Photos of the ground taken from airplanes over a large enough area also do not fit seamlessly together on a flat surface, but do fit on a roughly spherical surface. Aerial photographs of large areas must be corrected to account for curvature.[32]
Many pictures have been taken of the entirety of Earth by satellites launched by a variety of governments and private organizations. From high orbits, where half the planet can be seen at once, it is plainly spherical. The only way to piece together all the pictures taken of the ground from lower orbits so that all the surface features line up seamlessly and without distortion is to put them on an approximately spherical surface.
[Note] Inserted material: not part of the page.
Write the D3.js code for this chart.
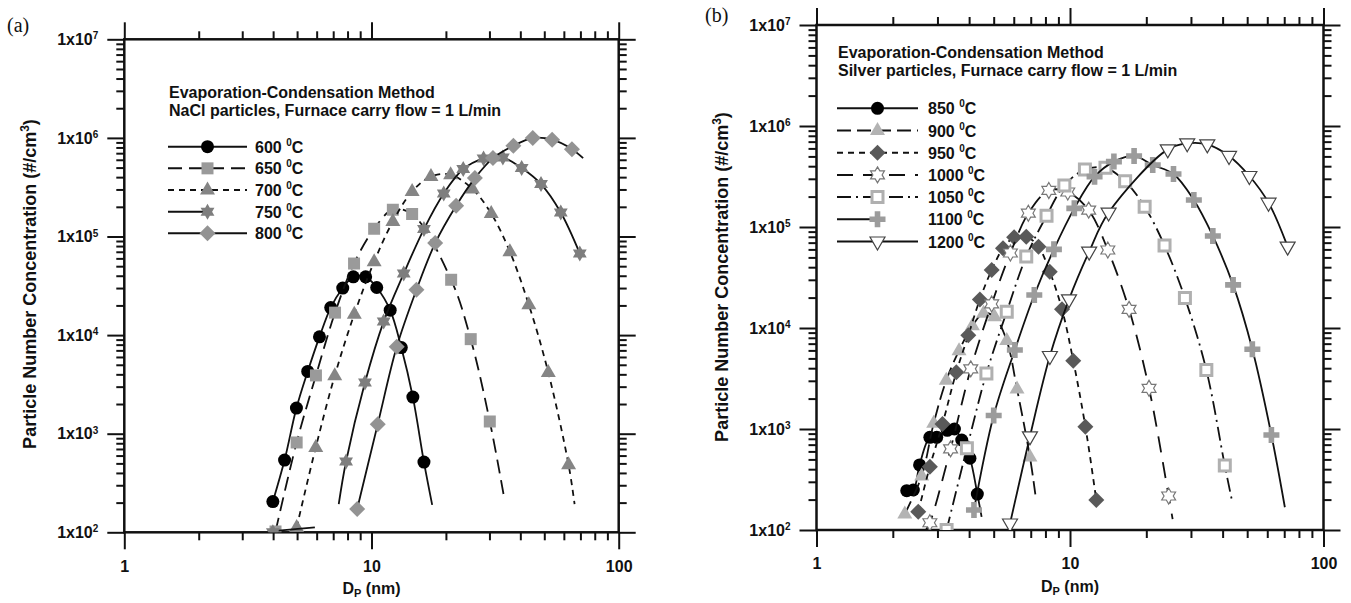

Astronauts in low Earth orbit can personally see the curvature of the planet, and travel all the way around several times a day. The astronauts who travelled to the Moon have seen the entire Moon-facing half at once, and can watch the sphere rotate once a day (approximately; the Moon is also moving with respect to Earth).
When the supersonic aircraft Concorde took off not long after sunset from London and flew westward to New York, it outran the Sun's apparent motion westward – and therefore passengers aboard observed the Sun rising in the west as they travelled. After landing in New York, passengers watched a second sunset in the west.[33]
Because the speed of the Sun's shadow is slower in polar regions (due to the steeper angle), even a subsonic aircraft can overtake the sunset when flying at high latitudes. One photographer used a roughly circular route around the North Pole to take pictures of 24 sunsets in the same 24-hour period, pausing westward progress in each time zone to let the shadow of the Sun catch up. The surface of Earth rotates at 180.17 miles per hour (289.96 km/h) at 80° north or south, and 1,040.4 miles per hour (1,674.4 km/h) at the equator.[citation needed]
Ring-laser gyroscope
In the documentary Behind the Curve, Bob Knodel uses a ring-laser gyroscope to attempt to prove that the earth does not rotate. The results instead showed a 15 degree per hour drift, due to the earth's rotation.[34][35][36][37]